ZOOM ÉCONOMIQUE

Le problème du présentéisme

Depuis une vingtaine d’années, un nouveau concept est à la mode en psychologie du travail : le présentéisme, l’envers de l’absentéisme. Le problème des employés qui vont au bureau alors qu’ils sont malades ou épuisés et qu’ils devraient rester à la maison est encore plus coûteux que l’absentéisme pour les entreprises, selon plusieurs études. Nos explications.

DÉPRESSIONS SUBITES

En 2007, une étude de Statistique Canada a calculé que, chaque année, un demi-million de travailleurs canadiens reçoivent un diagnostic de dépression. Or, 40 % de ces travailleurs n’avaient réclamé aucun congé de maladie avant d’avoir leur diagnostic. Ces données ont poussé Éric Gosselin, psychologue du travail à l’Université du Québec en Outaouais, à se pencher sur le problème du présentéisme. « On a fait des grands progrès dans la lutte contre l’absentéisme, que le Conseil du patronat désignait comme l’ennemi numéro un, explique M. Gosselin. Mais peut-être est-on allé trop loin. Quand les gens qui sont sur le bord de l’épuisement professionnel n’osent pas s’absenter du travail, non seulement ils sont moins productifs, mais leur congé éventuel sera probablement plus long. » Une dépression, note le chercheur, nécessite en moyenne un congé de maladie de six semaines. Les problèmes de productivité du présentéisme sont non seulement importants pour limiter l’absentéisme, mais ils constituent également une « improductivité invisible », qu’on peut difficilement évaluer et faire diminuer.

Quelques chiffres

80 % des médecins font du présentéisme

70 % des fonctionnaires canadiens font du présentéisme

1,7 fois : importance des pertes de productivité du présentéisme, par rapport à l’absentéisme

Entre 150 et 180 milliards US : impact économique du présentéisme aux États-Unis

9,9 jours par année : impact du présentéisme dans une société parapublique québécoise étudiée par des chercheurs de l’Université Laval en 2005 ; l’absentéisme avait moins d’impact : 7,1 jours par année

Prédire l’absentéisme futur

La tendance au présentéisme est un excellent indicateur de l’absentéisme futur, selon Éric Gosselin de l’UQAO. « On parle ici de présentéisme chronique, dit M. Gosselin. Il y a un présentéisme toxique et un présentéisme qui peut finalement être bénéfique pour l’entreprise, parce qu’il témoigne de l’attachement d’un employé pour son travail. Travailler un peu, c’est quand même mieux que de ne pas travailler du tout, quand il ne s’agit pas d’un problème chronique. » Y a-t-il une limite à surveiller ? « Disons qu’une personne qui est moins productive au bureau toutes les quelques semaines, ça devrait être OK. »

Transmettre la grippe

Le présentéisme ne cache pas seulement l’épuisement. Aller au travail quand on est malade peut également être nuisible pour l’entreprise si on contamine ses collègues avec une maladie infectieuse. « Avec la grippe H1N1, en 2010, on a vu pour la première fois des entreprises demander à leurs employés de rester chez eux s’ils se sentaient grippés », témoigne Éric Gosselin de l’UQAO. Plus tôt cette année, des chercheurs des autorités médicales américaines (Centers for Disease Control, CDC) ont publié dans le Journal américain de contrôle des infections une étude montrant que dans les écoles, plus des trois quarts des employés vont au travail quand ils sont grippés. La peur d’être pénalisé par l’employeur n’était citée que dans 11 % des cas. Les employés de moins de 50 ans étaient presque tous allés travailler quand ils avaient eu la grippe.

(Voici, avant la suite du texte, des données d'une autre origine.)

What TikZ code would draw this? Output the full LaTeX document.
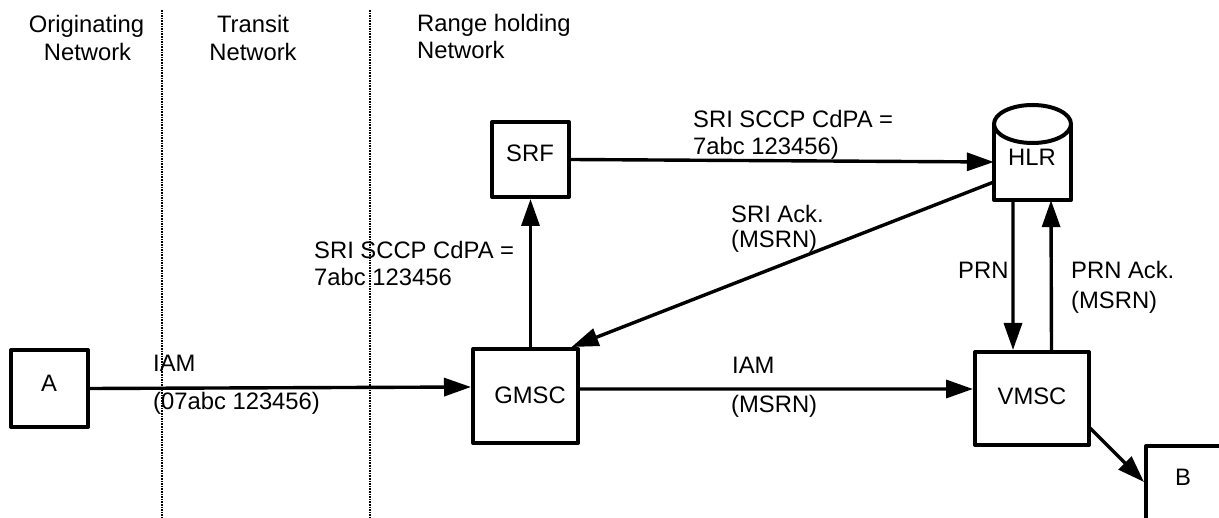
\documentclass[tikz,border=0pt]{standalone}
\usepackage{fontspec}
\setmainfont{Liberation Sans}
\usetikzlibrary{arrows.meta,calc}
\tikzset{
  boxnode/.style={draw=black,line width=4bp,line join=round,inner sep=0pt,minimum width=#1,font=\labelfont},
  conn/.style={line width=3.4bp,-{Triangle[length=27bp,width=18bp]},shorten >=0pt},
  netline/.style={line width=2bp,dash pattern=on 1.6bp off 1bp},
  lbl/.style={inner sep=0pt,anchor=base west,font=\labelfont},
  lblc/.style={inner sep=0pt,anchor=base,font=\labelfont}
}
\newcommand{\labelfont}{\fontsize{23.8bp}{27bp}\selectfont}
\begin{document}
\begin{tikzpicture}[x=1bp,y=-1bp]
\useasboundingbox (0,0) rectangle (1219,518);
\clip (0,0) rectangle (1219,518);
% network separators
\coordinate (s1t) at (162,10); \coordinate (s1b) at (162,518);
\coordinate (s2t) at (370,10); \coordinate (s2b) at (370,518);
\draw[netline] (s1t) -- (s1b);
\draw[netline] (s2t) -- (s2b);
% boxes
\node[boxnode=77bp,minimum height=77bp] (A) at (49.5,388.5) {};
\node[boxnode=105bp,minimum height=94bp] (GMSC) at (525.5,396) {};
\node[boxnode=77bp,minimum height=75bp] (SRF) at (530.5,159.5) {};
\node[boxnode=114bp,minimum height=93bp] (VMSC) at (1032,398.5) {};
\node[boxnode=77bp,minimum height=77bp] (B) at (1184.5,484.5) {};
% HLR
\node[inner sep=0pt,minimum width=77bp,minimum height=95bp] (HLR) at (1032.5,152.5) {};
\draw[line width=4bp,line join=round,fill=white] (994,124) -- (994,200) -- (1071,200) -- (1071,124);
\draw[line width=4bp] (1032.5,124) ellipse [x radius=38.5, y radius=19];
% connectors
\draw[conn] (A.east) -- ([yshift=9bp]GMSC.west);
\draw[conn] ([yshift=7bp]GMSC.east) -- ([yshift=9.5bp]VMSC.west);
\draw[conn] (GMSC.north -| SRF.south) -- (SRF.south);
\draw[conn] (SRF.east) -- ([yshift=-9.5bp]HLR.west);
\draw[conn] ([yshift=-29.5bp]HLR.west) -- ([xshift=46bp]GMSC.north);
\draw[conn] ([xshift=-19.5bp]HLR.south) -- ([xshift=-19bp]VMSC.north);
\draw[conn] ([xshift=19.5bp]VMSC.north) -- ([xshift=18.5bp]HLR.south);
\coordinate (bs) at (1090,428);
\draw[conn] (bs) -- ([yshift=2.5bp]B.west);
% box labels
\node[lblc] (tA) at (49,391) {A};
\node[lblc] (tGMSC) at (530,403) {GMSC};
\node[lblc] (tSRF) at (530,162) {SRF};
\node[lblc] (tHLR) at (1032,166) {HLR};
\node[lblc] (tVMSC) at (1032,404) {VMSC};
\node[lblc] (tB) at (1183,485) {B};
% headers
\node[lblc] (h1a) at (86.5,33) {Originating};
\node[lblc] (h1b) at (87.5,61) {Network};
\node[lblc] (h2a) at (253,33) {Transit};
\node[lblc] (h2b) at (253,61) {Network};
\node[lbl] (h3a) at (417,32) {Range holding};
\node[lbl] (h3b) at (417,59) {Network};
% message labels
\node[lbl] (m1) at (153,372) {IAM};
\node[lbl] (m2) at (153,409) {(07abc 123456)};
\node[lbl] (m3) at (732,374) {IAM};
\node[lbl] (m4) at (731,412) {(MSRN)};
\node[lbl] (m5) at (314,259) {SRI SCCP CdPA =};
\node[lbl] (m6) at (314,286) {7abc 123456};
\node[lbl] (m7) at (693,128) {SRI SCCP CdPA =};
\node[lbl] (m8) at (693,155) {7abc 123456)};
\node[lbl] (m9) at (731,223) {SRI Ack.};
\node[lbl] (m10) at (731,248) {(MSRN)};
\node[lbl] (m11) at (958,279) {PRN};
\node[lbl] (m12) at (1071,279) {PRN Ack.};
\node[lbl] (m13) at (1071,309) {(MSRN)};
\end{tikzpicture}
\end{document}
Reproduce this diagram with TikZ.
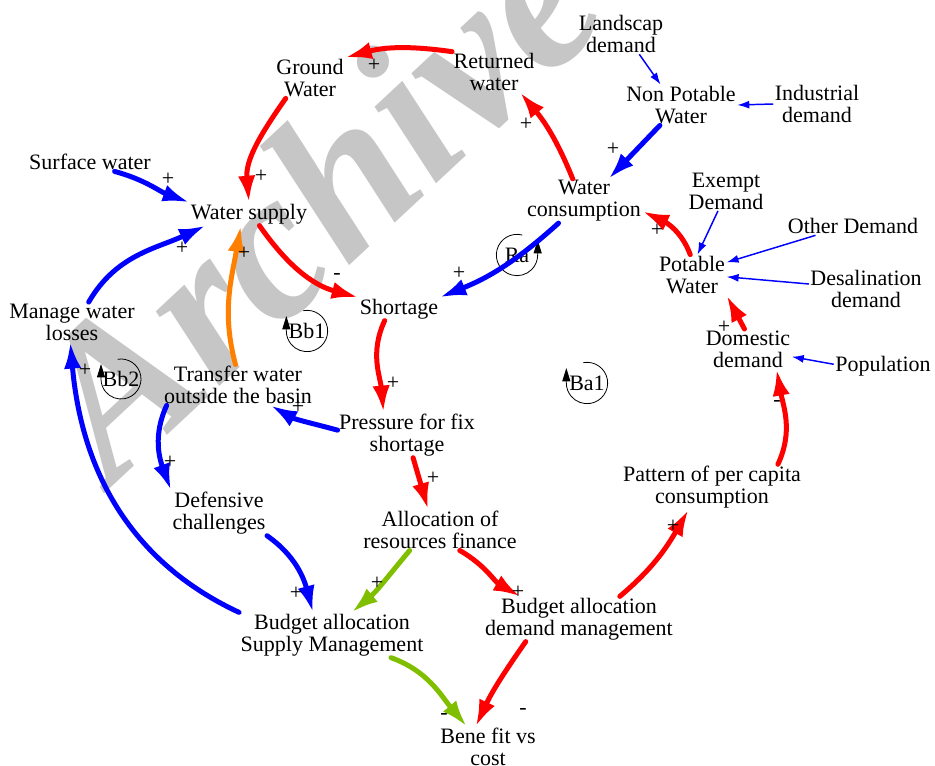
\documentclass[tikz,border=0pt]{standalone}
\usepackage{fontspec}
\setmainfont{Liberation Serif}
\usepackage{xcolor}
\usepackage{tikz}
\usetikzlibrary{arrows.meta}
\definecolor{cldred}{RGB}{255,0,0}
\definecolor{cldblue}{RGB}{0,0,255}
\definecolor{cldorange}{RGB}{255,128,0}
\definecolor{cldgreen}{RGB}{128,191,0}
\definecolor{cldgrey}{RGB}{198,198,198}
\begin{document}
\begin{tikzpicture}[
  x=0.75pt, y=0.75pt,
  font=\fontsize{16.5pt}{16.5pt}\selectfont,
  var/.style={align=center, inner sep=1pt},
  sgn/.style={inner sep=0pt},
  lnk/.style={-{Latex[length=20pt,width=13pt]}, line width=3.75pt, line cap=round},
  thinlnk/.style={-{Latex[length=9pt,width=6pt]}, line width=1.1pt, cldblue},
  loopmark/.style={-{Triangle[length=10pt,width=6pt]}, line width=0.6pt},
  wmark/.style={text=cldgrey, inner sep=0pt, font=\fontsize{160pt}{160pt}\selectfont\bfseries\itshape}
]
\useasboundingbox (0,0) rectangle (935,765);
\clip (0,0) rectangle (935,765);
\node[wmark, rotate=43, anchor=base west] (wm) at (112,278) {Archive of SID};

\node[var] (gw) at (310,687) {Ground\\Water};
\node[var] (rw) at (494,693) {Returned\\water};
\node[var] (ld) at (621,731) {Landscap\\demand};
\node[var] (npw) at (681,660) {Non Potable\\Water};
\node[var] (ind) at (817,661) {Industrial\\demand};
\node[var] (sw) at (90,603) {Surface water};
\node[var] (ws) at (249,551) {Water supply};
\node[var] (wc) at (584,564) {Water\\consumption};
\node[var] (ed) at (726,574) {Exempt\\Demand};
\node[var] (od) at (853,539) {Other Demand};
\node[var] (pw) at (692,490) {Potable\\Water};
\node[var] (dd) at (866,476) {Desalination\\demand};
\node[var] (mwl) at (72,443) {Manage water\\losses};
\node[var] (sh) at (399,456) {Shortage};
\node[var] (dom) at (748,416) {Domestic\\demand};
\node[var] (pop) at (883,399) {Population};
\node[var] (tw) at (238,380) {Transfer water\\outside the basin};
\node[var] (pfs) at (407,330) {Pressure for fix\\shortage};
\node[var] (def) at (219,252) {Defensive\\challenges};
\node[var] (pat) at (712,278) {Pattern of per capita\\consumption};
\node[var] (arf) at (440,235) {Allocation of\\resources finance};
\node[var] (bdm) at (579,146) {Budget allocation\\demand management};
\node[var] (bsm) at (332,130) {Budget allocation\\Supply Management};
\node[var] (bvc) at (488,18) {Bene fit vs\\cost};

\node[var] (ra) at (517,510) {Ra};
\node[var] (bbone) at (307,434) {Bb1};
\node[var] (bbtwo) at (121,386) {Bb2};
\node[var] (baone) at (587,382) {Ba1};
\draw[loopmark] ([shift={(75:15.5pt)}]ra.center) arc[start angle=75, end angle=360, radius=15.5pt] -- ++(0,15);
\draw[loopmark] ([shift={(100:15.5pt)}]bbone.center) arc[start angle=100, end angle=-180, radius=15.5pt] -- ++(0,15);
\draw[loopmark] ([shift={(100:15pt)}]bbtwo.center) arc[start angle=100, end angle=-180, radius=15pt] -- ++(0,15);
\draw[loopmark] ([shift={(100:15.5pt)}]baone.center) arc[start angle=100, end angle=-180, radius=15.5pt] -- ++(0,15);

\draw[lnk, cldred] (rw.north west) to[out=172, in=15] (gw.north east);
\draw[lnk, cldred] (gw.-140) to[out=-125, in=95] (ws.north);
\draw[lnk, cldblue] (sw.-21) to[out=-15, in=160] (ws.north west);
\draw[lnk, cldblue] (mwl.50) to[out=60, in=-155] (ws.-165);
\draw[lnk, cldorange] (tw.97) to[out=105, in=-100] (ws.-125);
\draw[lnk, cldred] (ws.-48) to[out=-55, in=165] (sh.north west);
\draw[lnk, cldblue] (wc.-139) to[out=-138, in=22] (sh.north east);
\draw[lnk, cldred] (wc.117) to[out=112, in=-50] (rw.-38);
\draw[lnk, cldblue] (npw.-136) -- (wc.42);
\draw[thinlnk] (ld.-48) -- (npw.135);
\draw[thinlnk] (ind.west) -- (npw.east);
\draw[lnk, cldred] (pw.95) to[out=110, in=-25] (wc.-10);
\draw[thinlnk] (ed.-112) -- (pw.75);
\draw[thinlnk] (od.-166) -- (pw.20);
\draw[thinlnk] (dd.175) -- (pw.-3);
\draw[lnk, cldred] (dom.100) -- (pw.south east);
\draw[thinlnk] (pop.178) -- (dom.-10);
\draw[lnk, cldred] (pat.19) to[out=65, in=-80] (dom.-35);
\draw[lnk, cldred] (bdm.29) to[out=40, in=-120] (pat.-136);
\draw[lnk, cldred] (sh.-141) to[out=-115, in=95] (pfs.136);
\draw[lnk, cldblue] (pfs.176) to[out=165, in=-30] (tw.-32);
\draw[lnk, cldblue] (tw.-164) to[out=-115, in=110] (def.north west);
\draw[lnk, cldred] (pfs.-75) -- (arf.120);
\draw[lnk, cldgreen] (arf.-146) to[out=-130, in=40] (bsm.49);
\draw[lnk, cldred] (arf.-46) to[out=-30, in=150] (bdm.159);
\draw[lnk, cldblue] (def.south east) to[out=-35, in=105] (bsm.130);
\draw[lnk, cldblue] (bsm.north west) to[out=155, in=-85] (mwl.-95);
\draw[lnk, cldgreen] (bsm.-21) to[out=-20, in=130] (bvc.136);
\draw[lnk, cldred] (bdm.-157) to[out=-125, in=65] (bvc.121);

\node[sgn] (s1) at (374,700) {+};
\node[sgn] (s2) at (261,589) {+};
\node[sgn] (s3) at (168,586) {+};
\node[sgn] (s4) at (182,517) {+};
\node[sgn] (s5) at (244,512) {+};
\node[sgn] (s6) at (337,489) {-};
\node[sgn] (s7) at (459,492) {+};
\node[sgn] (s8) at (526,641) {+};
\node[sgn] (s9) at (613,616) {+};
\node[sgn] (s10) at (657,535) {+};
\node[sgn] (s11) at (724,438) {+};
\node[sgn] (s12) at (777,362) {-};
\node[sgn] (s13) at (673,239) {+};
\node[sgn] (s14) at (393,382) {+};
\node[sgn] (s15) at (298,358) {+};
\node[sgn] (s16) at (170,303) {+};
\node[sgn] (s17) at (433,287) {+};
\node[sgn] (s18) at (377,182) {+};
\node[sgn] (s19) at (296,172) {+};
\node[sgn] (s20) at (518,173) {+};
\node[sgn] (s21) at (85,395) {+};
\node[sgn] (s22) at (444,49) {-};
\node[sgn] (s23) at (523,54) {-};
\end{tikzpicture}
\end{document}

DE BONNES ET DE MAUVAISES RAISONS D’ALLER AU TRAVAIL*

Par respect pour mes collègues : 43 %

J’aime mon travail : 37 %

Je suis indispensable : 35 %

Pas de congé de maladie : 21 %

Je ne suis pas un paresseux : 16 %

Le travail, c’est la santé : 11 %

Peur d’être congédié : 4 %

*Liste des raisons invoquées par les employés se présentant au travail alors qu’ils sont malades, dans une étude auprès de 2500 travailleurs suédois et norvégiens.